## Data shown
━━━━━━━━━━━━━━━━━━━━━━━━━━━━━━

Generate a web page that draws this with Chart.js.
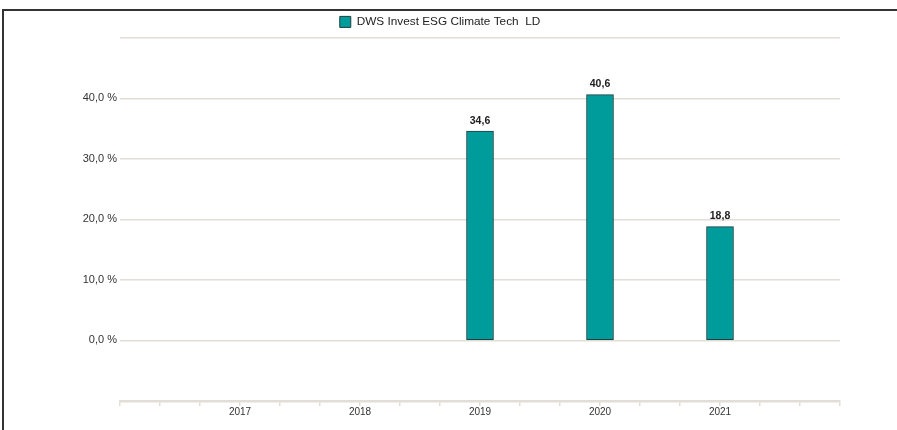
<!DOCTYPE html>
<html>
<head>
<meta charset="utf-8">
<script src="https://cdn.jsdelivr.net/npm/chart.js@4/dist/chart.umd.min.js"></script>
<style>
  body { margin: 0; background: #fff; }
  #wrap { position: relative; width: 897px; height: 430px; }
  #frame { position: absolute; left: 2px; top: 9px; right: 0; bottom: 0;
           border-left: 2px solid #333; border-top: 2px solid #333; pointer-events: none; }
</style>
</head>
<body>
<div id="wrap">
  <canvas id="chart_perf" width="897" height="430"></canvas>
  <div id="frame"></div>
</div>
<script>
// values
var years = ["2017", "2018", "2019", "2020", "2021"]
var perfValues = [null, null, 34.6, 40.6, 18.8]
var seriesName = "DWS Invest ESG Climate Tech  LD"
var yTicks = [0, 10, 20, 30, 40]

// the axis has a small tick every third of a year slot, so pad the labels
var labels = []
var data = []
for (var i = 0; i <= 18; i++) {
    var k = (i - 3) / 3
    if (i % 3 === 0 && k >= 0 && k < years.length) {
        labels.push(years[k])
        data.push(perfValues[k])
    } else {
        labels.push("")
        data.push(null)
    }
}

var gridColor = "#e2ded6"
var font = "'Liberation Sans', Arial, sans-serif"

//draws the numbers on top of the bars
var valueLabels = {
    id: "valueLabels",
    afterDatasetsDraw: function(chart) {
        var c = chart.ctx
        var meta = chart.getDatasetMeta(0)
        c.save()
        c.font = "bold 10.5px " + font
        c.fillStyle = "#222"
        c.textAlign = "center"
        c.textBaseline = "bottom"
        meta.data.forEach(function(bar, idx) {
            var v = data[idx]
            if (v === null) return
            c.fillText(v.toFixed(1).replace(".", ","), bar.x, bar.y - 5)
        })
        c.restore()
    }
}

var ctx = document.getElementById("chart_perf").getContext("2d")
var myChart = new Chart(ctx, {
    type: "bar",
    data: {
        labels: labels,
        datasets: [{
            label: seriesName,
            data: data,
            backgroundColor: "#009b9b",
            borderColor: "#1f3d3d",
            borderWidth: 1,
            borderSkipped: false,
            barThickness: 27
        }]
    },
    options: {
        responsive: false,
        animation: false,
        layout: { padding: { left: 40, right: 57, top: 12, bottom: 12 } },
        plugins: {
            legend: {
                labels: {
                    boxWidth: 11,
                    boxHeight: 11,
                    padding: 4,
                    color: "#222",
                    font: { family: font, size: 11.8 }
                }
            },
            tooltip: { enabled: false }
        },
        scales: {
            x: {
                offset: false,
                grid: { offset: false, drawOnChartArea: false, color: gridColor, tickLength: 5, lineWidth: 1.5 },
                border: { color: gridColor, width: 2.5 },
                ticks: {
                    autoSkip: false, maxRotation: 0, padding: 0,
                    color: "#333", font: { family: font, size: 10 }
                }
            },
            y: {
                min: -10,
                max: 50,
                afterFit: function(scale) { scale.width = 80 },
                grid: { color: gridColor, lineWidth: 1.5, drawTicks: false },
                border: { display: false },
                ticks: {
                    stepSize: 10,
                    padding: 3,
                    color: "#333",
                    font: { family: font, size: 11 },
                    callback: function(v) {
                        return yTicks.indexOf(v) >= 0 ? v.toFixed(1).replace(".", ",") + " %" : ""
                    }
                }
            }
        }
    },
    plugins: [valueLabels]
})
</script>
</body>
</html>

━━━━━━━━━━━━━━━━━━━━━━━━━━━━━━

## Exercise details
Print each line of the material above exactly, with the pictures removed from your copy.

## Response below
Generate a web page that draws this with Chart.js.
<!DOCTYPE html>
<html>
<head>
<meta charset="utf-8">
<script src="https://cdn.jsdelivr.net/npm/chart.js@4/dist/chart.umd.min.js"></script>
<style>
  body { margin: 0; background: #fff; }
  #wrap { position: relative; width: 897px; height: 430px; }
  #frame { position: absolute; left: 2px; top: 9px; right: 0; bottom: 0;
           border-left: 2px solid #333; border-top: 2px solid #333; pointer-events: none; }
</style>
</head>
<body>
<div id="wrap">
  <canvas id="chart_perf" width="897" height="430"></canvas>
  <div id="frame"></div>
</div>
<script>
// values
var years = ["2017", "2018", "2019", "2020", "2021"]
var perfValues = [null, null, 34.6, 40.6, 18.8]
var seriesName = "DWS Invest ESG Climate Tech  LD"
var yTicks = [0, 10, 20, 30, 40]

// the axis has a small tick every third of a year slot, so pad the labels
var labels = []
var data = []
for (var i = 0; i <= 18; i++) {
    var k = (i - 3) / 3
    if (i % 3 === 0 && k >= 0 && k < years.length) {
        labels.push(years[k])
        data.push(perfValues[k])
    } else {
        labels.push("")
        data.push(null)
    }
}

var gridColor = "#e2ded6"
var font = "'Liberation Sans', Arial, sans-serif"

//draws the numbers on top of the bars
var valueLabels = {
    id: "valueLabels",
    afterDatasetsDraw: function(chart) {
        var c = chart.ctx
        var meta = chart.getDatasetMeta(0)
        c.save()
        c.font = "bold 10.5px " + font
        c.fillStyle = "#222"
        c.textAlign = "center"
        c.textBaseline = "bottom"
        meta.data.forEach(function(bar, idx) {
            var v = data[idx]
            if (v === null) return
            c.fillText(v.toFixed(1).replace(".", ","), bar.x, bar.y - 5)
        })
        c.restore()
    }
}

var ctx = document.getElementById("chart_perf").getContext("2d")
var myChart = new Chart(ctx, {
    type: "bar",
    data: {
        labels: labels,
        datasets: [{
            label: seriesName,
            data: data,
            backgroundColor: "#009b9b",
            borderColor: "#1f3d3d",
            borderWidth: 1,
            borderSkipped: false,
            barThickness: 27
        }]
    },
    options: {
        responsive: false,
        animation: false,
        layout: { padding: { left: 40, right: 57, top: 12, bottom: 12 } },
        plugins: {
            legend: {
                labels: {
                    boxWidth: 11,
                    boxHeight: 11,
                    padding: 4,
                    color: "#222",
                    font: { family: font, size: 11.8 }
                }
            },
            tooltip: { enabled: false }
        },
        scales: {
            x: {
                offset: false,
                grid: { offset: false, drawOnChartArea: false, color: gridColor, tickLength: 5, lineWidth: 1.5 },
                border: { color: gridColor, width: 2.5 },
                ticks: {
                    autoSkip: false, maxRotation: 0, padding: 0,
                    color: "#333", font: { family: font, size: 10 }
                }
            },
            y: {
                min: -10,
                max: 50,
                afterFit: function(scale) { scale.width = 80 },
                grid: { color: gridColor, lineWidth: 1.5, drawTicks: false },
                border: { display: false },
                ticks: {
                    stepSize: 10,
                    padding: 3,
                    color: "#333",
                    font: { family: font, size: 11 },
                    callback: function(v) {
                        return yTicks.indexOf(v) >= 0 ? v.toFixed(1).replace(".", ",") + " %" : ""
                    }
                }
            }
        }
    },
    plugins: [valueLabels]
})
</script>
</body>
</html>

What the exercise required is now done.